Every line below should be copied exactly; drop the pictures.

begin Recorded information

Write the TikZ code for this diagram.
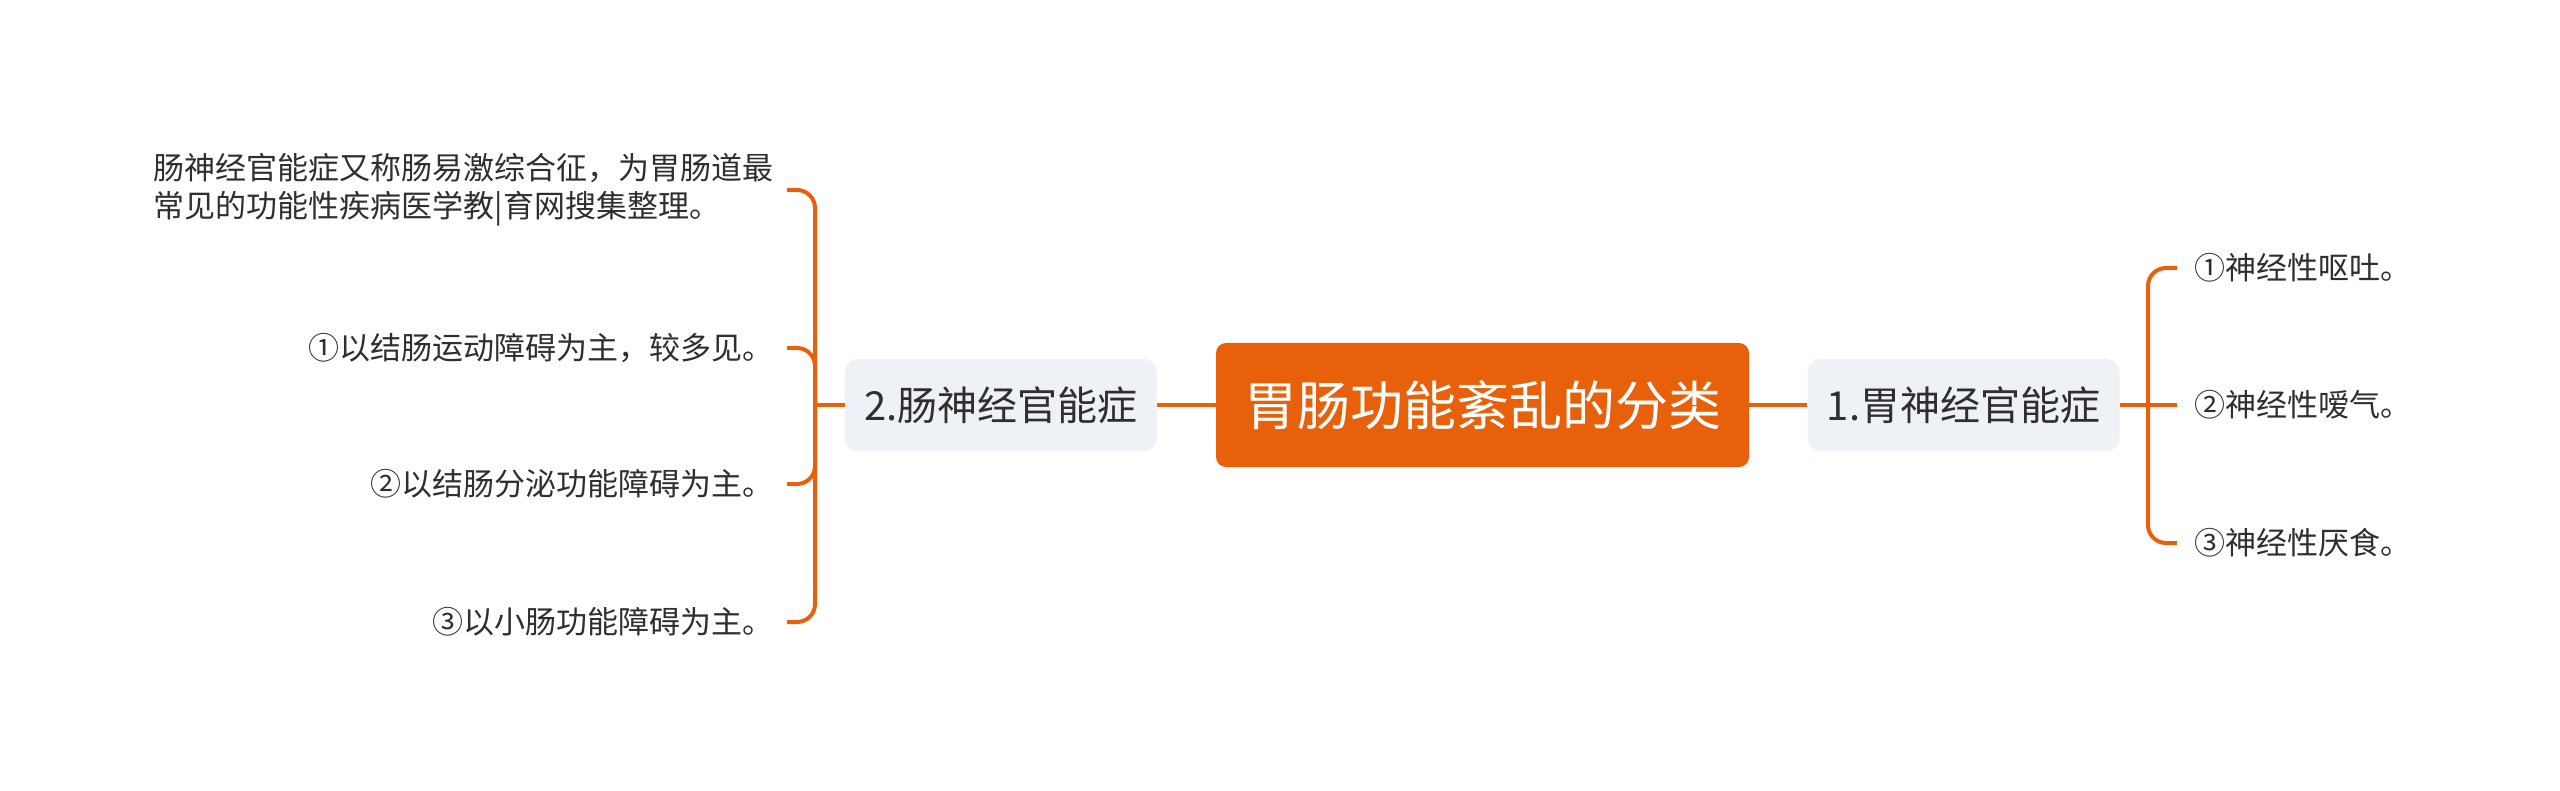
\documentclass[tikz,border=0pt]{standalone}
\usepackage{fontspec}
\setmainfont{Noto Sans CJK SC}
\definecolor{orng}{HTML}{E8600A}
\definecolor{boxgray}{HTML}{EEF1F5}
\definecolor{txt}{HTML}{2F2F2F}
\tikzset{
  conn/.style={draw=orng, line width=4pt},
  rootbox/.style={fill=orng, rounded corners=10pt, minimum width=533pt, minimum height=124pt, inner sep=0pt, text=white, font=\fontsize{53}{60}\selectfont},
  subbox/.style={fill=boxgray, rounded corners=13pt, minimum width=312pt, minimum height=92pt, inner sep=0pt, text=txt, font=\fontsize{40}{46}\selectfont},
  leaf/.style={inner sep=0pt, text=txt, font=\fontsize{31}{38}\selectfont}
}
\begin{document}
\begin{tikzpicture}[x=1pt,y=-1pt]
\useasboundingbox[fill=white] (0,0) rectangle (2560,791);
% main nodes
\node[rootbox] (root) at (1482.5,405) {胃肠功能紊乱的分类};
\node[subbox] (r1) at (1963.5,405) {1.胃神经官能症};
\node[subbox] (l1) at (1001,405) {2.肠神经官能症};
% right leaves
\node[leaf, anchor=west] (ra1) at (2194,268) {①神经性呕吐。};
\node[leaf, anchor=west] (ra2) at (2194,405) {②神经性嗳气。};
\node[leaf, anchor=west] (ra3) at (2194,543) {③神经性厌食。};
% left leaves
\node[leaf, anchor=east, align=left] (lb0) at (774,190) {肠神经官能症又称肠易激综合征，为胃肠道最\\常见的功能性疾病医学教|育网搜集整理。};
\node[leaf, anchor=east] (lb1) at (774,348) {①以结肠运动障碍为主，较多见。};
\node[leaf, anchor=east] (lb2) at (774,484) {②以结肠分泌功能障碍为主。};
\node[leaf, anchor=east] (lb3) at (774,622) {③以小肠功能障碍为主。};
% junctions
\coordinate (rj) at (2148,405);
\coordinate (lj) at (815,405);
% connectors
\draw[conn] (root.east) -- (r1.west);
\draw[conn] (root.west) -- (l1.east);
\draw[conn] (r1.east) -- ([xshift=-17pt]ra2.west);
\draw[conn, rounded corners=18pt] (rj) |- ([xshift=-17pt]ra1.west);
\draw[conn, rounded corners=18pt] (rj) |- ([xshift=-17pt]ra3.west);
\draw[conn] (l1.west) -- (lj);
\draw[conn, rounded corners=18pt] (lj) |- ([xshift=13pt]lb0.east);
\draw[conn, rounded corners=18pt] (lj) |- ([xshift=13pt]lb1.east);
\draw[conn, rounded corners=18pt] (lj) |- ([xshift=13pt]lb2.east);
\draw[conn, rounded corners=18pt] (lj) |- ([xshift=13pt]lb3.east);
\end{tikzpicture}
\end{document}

end Recorded information

### Result for this task
Write the TikZ code for this diagram.
\documentclass[tikz,border=0pt]{standalone}
\usepackage{fontspec}
\setmainfont{Noto Sans CJK SC}
\definecolor{orng}{HTML}{E8600A}
\definecolor{boxgray}{HTML}{EEF1F5}
\definecolor{txt}{HTML}{2F2F2F}
\tikzset{
  conn/.style={draw=orng, line width=4pt},
  rootbox/.style={fill=orng, rounded corners=10pt, minimum width=533pt, minimum height=124pt, inner sep=0pt, text=white, font=\fontsize{53}{60}\selectfont},
  subbox/.style={fill=boxgray, rounded corners=13pt, minimum width=312pt, minimum height=92pt, inner sep=0pt, text=txt, font=\fontsize{40}{46}\selectfont},
  leaf/.style={inner sep=0pt, text=txt, font=\fontsize{31}{38}\selectfont}
}
\begin{document}
\begin{tikzpicture}[x=1pt,y=-1pt]
\useasboundingbox[fill=white] (0,0) rectangle (2560,791);
% main nodes
\node[rootbox] (root) at (1482.5,405) {胃肠功能紊乱的分类};
\node[subbox] (r1) at (1963.5,405) {1.胃神经官能症};
\node[subbox] (l1) at (1001,405) {2.肠神经官能症};
% right leaves
\node[leaf, anchor=west] (ra1) at (2194,268) {①神经性呕吐。};
\node[leaf, anchor=west] (ra2) at (2194,405) {②神经性嗳气。};
\node[leaf, anchor=west] (ra3) at (2194,543) {③神经性厌食。};
% left leaves
\node[leaf, anchor=east, align=left] (lb0) at (774,190) {肠神经官能症又称肠易激综合征，为胃肠道最\\常见的功能性疾病医学教|育网搜集整理。};
\node[leaf, anchor=east] (lb1) at (774,348) {①以结肠运动障碍为主，较多见。};
\node[leaf, anchor=east] (lb2) at (774,484) {②以结肠分泌功能障碍为主。};
\node[leaf, anchor=east] (lb3) at (774,622) {③以小肠功能障碍为主。};
% junctions
\coordinate (rj) at (2148,405);
\coordinate (lj) at (815,405);
% connectors
\draw[conn] (root.east) -- (r1.west);
\draw[conn] (root.west) -- (l1.east);
\draw[conn] (r1.east) -- ([xshift=-17pt]ra2.west);
\draw[conn, rounded corners=18pt] (rj) |- ([xshift=-17pt]ra1.west);
\draw[conn, rounded corners=18pt] (rj) |- ([xshift=-17pt]ra3.west);
\draw[conn] (l1.west) -- (lj);
\draw[conn, rounded corners=18pt] (lj) |- ([xshift=13pt]lb0.east);
\draw[conn, rounded corners=18pt] (lj) |- ([xshift=13pt]lb1.east);
\draw[conn, rounded corners=18pt] (lj) |- ([xshift=13pt]lb2.east);
\draw[conn, rounded corners=18pt] (lj) |- ([xshift=13pt]lb3.east);
\end{tikzpicture}
\end{document}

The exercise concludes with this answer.